Pourquoi mange-t-on davantage quand on est seul ?

Beaucoup affirment manger plus lorsqu’ils sont seuls. Ce surplus n’est pas toujours lié à la faim ni au plaisir gustatif. Il se manifeste souvent dans une forme de relâchement, d’automatisme, ou au contraire dans une ritualisation du moment. Ces repas en tête-à-tête avec soi-même, loin d’être anodins, ouvrent une fenêtre sur un espace psychique peu visible : celui des manques affectifs, des régulations inconscientes, et des tentatives de se rassurer à travers la nourriture. Que vient-on chercher, exactement, en mangeant davantage lorsqu’on est seul ?
Le repas solitaire comme espace de réassurance archaïque
Manger seul, pour certains, réveille une sensation d’abandon latent. Le silence, l’absence de regards, la solitude même du geste peuvent activer des zones anciennes de manque, issues des premières expériences relationnelles. La nourriture devient alors un substitut : on ingère pour compenser l’absence d’enveloppe affective. Ce n’est pas seulement un comportement conditionné, mais une tentative inconsciente de recréer un lien sécurisant. Le surplus alimentaire joue alors un rôle de contenant : il vient combler, par la densité ou le volume, une absence invisible mais sentie.

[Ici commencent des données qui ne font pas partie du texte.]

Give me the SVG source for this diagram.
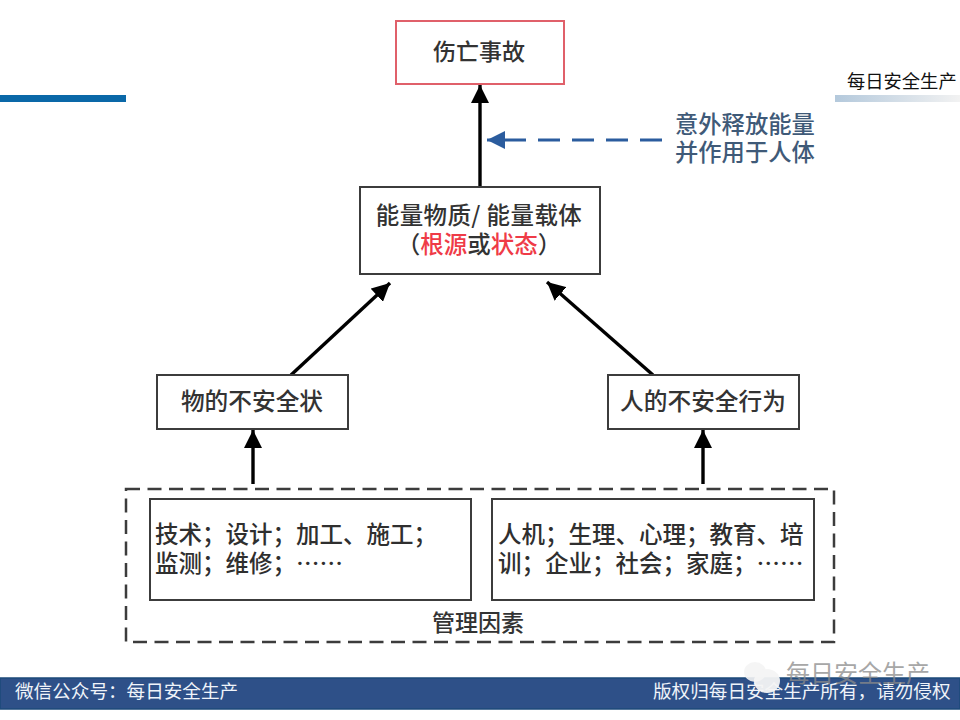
<svg xmlns="http://www.w3.org/2000/svg" width="960" height="720" viewBox="0 0 960 720">
<style>
text{font-family:"Noto Sans CJK SC","Noto Sans",sans-serif}
.n{fill:#fff;stroke:#3c3c3c;stroke-width:2}
.t{font-size:23px;fill:#333;font-weight:500;text-anchor:middle}
.b{font-size:23.5px;fill:#2f2f2f;font-weight:500}
.a{stroke:#000;stroke-width:3.4;fill:none}
.f{font-size:18.6px;fill:#f0f4fa}
.r{fill:#ef3b47;font-weight:500}
</style>
<defs>
<linearGradient id="g" x1="0" x2="1" y1="0" y2="0"><stop offset="0" stop-color="#b4c9dc"/><stop offset="1" stop-color="#f2f2f2"/></linearGradient>
<marker id="ah" markerUnits="userSpaceOnUse" markerWidth="20" markerHeight="18" refX="18" refY="9" orient="auto"><path d="M0 0L18 9L0 18Z" fill="#000"/></marker>
<marker id="ab" markerUnits="userSpaceOnUse" markerWidth="20" markerHeight="18" refX="18" refY="9" orient="auto"><path d="M0 0L18 9L0 18Z" fill="#2b5c9e"/></marker>
</defs>
<rect width="960" height="720" fill="#fff"/>
<g id="header">
<rect x="0" y="95" width="126" height="7" fill="#0a68a8"/>
<rect x="835" y="95" width="125" height="7" fill="url(#g)"/>
<text x="847" y="88" font-size="18.3" fill="#111">每日安全生产</text>
</g>
<g id="connectors">
<path class="a" d="M480 187V85" marker-end="url(#ah)"/>
<path class="a" d="M291 375L390 283" marker-end="url(#ah)"/>
<path class="a" d="M653 375L547 282" marker-end="url(#ah)"/>
<path class="a" d="M253 484V430" marker-end="url(#ah)"/>
<path class="a" d="M703 484V430" marker-end="url(#ah)"/>
<path d="M662 140H487" fill="none" stroke="#2b5c9e" stroke-width="3" stroke-dasharray="22 12" marker-end="url(#ab)"/>
</g>
<g id="node-accident">
<rect x="396" y="21" width="168" height="63" fill="#fff" stroke="#e0606a" stroke-width="2"/>
<text class="t" x="479" y="60">伤亡事故</text>
</g>
<g id="label-energy">
<text x="675" y="133" font-size="23.3" font-weight="500" fill="#3f5a78">意外释放能量</text>
<text x="675" y="161" font-size="23.3" font-weight="500" fill="#3f5a78">并作用于人体</text>
</g>
<g id="node-energy">
<rect class="n" x="360" y="187" width="240" height="87"/>
<text class="t" x="479" y="224" style="font-size:23.5px;letter-spacing:.4px">能量物质/ 能量载体</text>
<text class="t" x="479" y="253" style="font-size:23.5px">（<tspan class="r">根源</tspan>或<tspan class="r">状态</tspan>）</text>
</g>
<g id="node-thing">
<rect class="n" x="157" y="375" width="191" height="54"/>
<text class="t" x="252" y="410" style="font-size:23.7px">物的不安全状</text>
</g>
<g id="node-human">
<rect class="n" x="608" y="375" width="191" height="54"/>
<text class="t" x="703" y="410" style="font-size:23.7px">人的不安全行为</text>
</g>
<g id="node-management">
<rect x="126" y="489" width="708" height="153" fill="#fff" stroke="#3c3c3c" stroke-width="2.5" stroke-dasharray="14 7.5"/>
<text class="t" x="478" y="631">管理因素</text>
</g>
<g id="node-tech">
<rect class="n" x="150" y="499" width="321" height="101"/>
<text class="b" x="155" y="543">技术；设计；加工、施工；</text>
<text class="b" x="155" y="572">监测；维修；……</text>
</g>
<g id="node-social">
<rect class="n" x="492" y="499" width="322" height="101"/>
<text class="b" x="498" y="543">人机；生理、心理；教育、培</text>
<text class="b" x="498" y="572">训；企业；社会；家庭；……</text>
</g>
<g id="footer">
<rect x="0" y="678" width="960" height="31" fill="#2e5088" stroke="#1c4a7a" stroke-width="1.5"/>
<text class="f" x="15" y="698">微信公众号：每日安全生产</text>
<text class="f" x="653" y="698">版权归每日安全生产所有，请勿侵权</text>
</g>
<g id="watermark">
<ellipse cx="755" cy="672" rx="11" ry="10" fill="#f4f4f4" opacity=".9"/>
<ellipse cx="767" cy="681" rx="13" ry="12" fill="#f4f4f4" opacity=".95"/>
<text x="786" y="682" font-size="24" fill="#8a8a8a" opacity=".75">每日安全生产</text>
</g>
</svg>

Exemple : Laurent, 48 ans, et les dîners sans fin
Laurent, 48 ans, vit seul depuis son divorce. Il raconte qu’il “grignote beaucoup le soir”, même après un repas complet. “Quand je suis avec mes enfants, ça ne me vient même pas à l’idée. Mais seul, je passe du dîner au fromage, puis au pain, puis au chocolat, sans vraiment réfléchir.” En réalité, ces gestes forment une continuité symbolique. Tant qu’il mange, il ne coupe pas. Il ne passe pas dans le vide, dans l’après. Son alimentation devient une façon de prolonger le lien, même s’il est intérieur, même s’il est fictif. C’est une manière pour lui de rester accompagné, ou au moins rempli.
Le surplus comme évitement du vide psychique
Manger plus en solitaire peut aussi masquer une tentative d’évitement. Le moment du repas est souvent celui où le rythme ralentit, où la pensée se déploie. Certains, face à cette ouverture, activent un réflexe de remplissage pour ne pas être confrontés à ce qui pourrait remonter : angoisses, souvenirs, désirs inassouvis. Le geste de manger, dans sa répétition, structure alors le temps et limite le surgissement de l’inconscient. La mastication, les allers-retours à la cuisine, les petits ajouts successifs créent une continuité sensorielle qui protège du retour du refoulé.
Un corps rempli pour compenser un moi fragile
Il existe aussi un lien plus profond entre la solitude et l’identité. Pour certains, manger seul permet de se recentrer sur le corps, de le sentir exister. Ce qui est avalé devient une manière de se remplir soi-même, de se sentir consistant. Quand le sentiment d’existence vacille, le remplissage corporel offre une illusion de présence. Le corps devient un territoire sur lequel on peut agir, quand le reste échappe. Ce surplus n’est donc pas un excès, mais une tentative de restaurer une limite interne. Une manière de dire “je suis là”, même si cela passe par l’aliment.
Réinventer le repas seul comme lieu d’intimité vraie
Sortir de cette compulsion douce ne passe pas par l’interdiction. Il s’agit de rendre au repas solitaire une qualité de présence. Non plus un moment d’évitement, mais un espace habité. Cela suppose d’accepter de ne pas remplir, de s’asseoir avec soi-même sans besoin de se saturer. C’est aussi redonner au silence sa fonction contenante, non menaçante. Ce travail lent permet de transformer le repas seul en temps d’écoute, de ressenti, voire d’élaboration. Ce qui se joue alors n’est plus la compensation, mais la possibilité d’un lien plus ajusté à soi.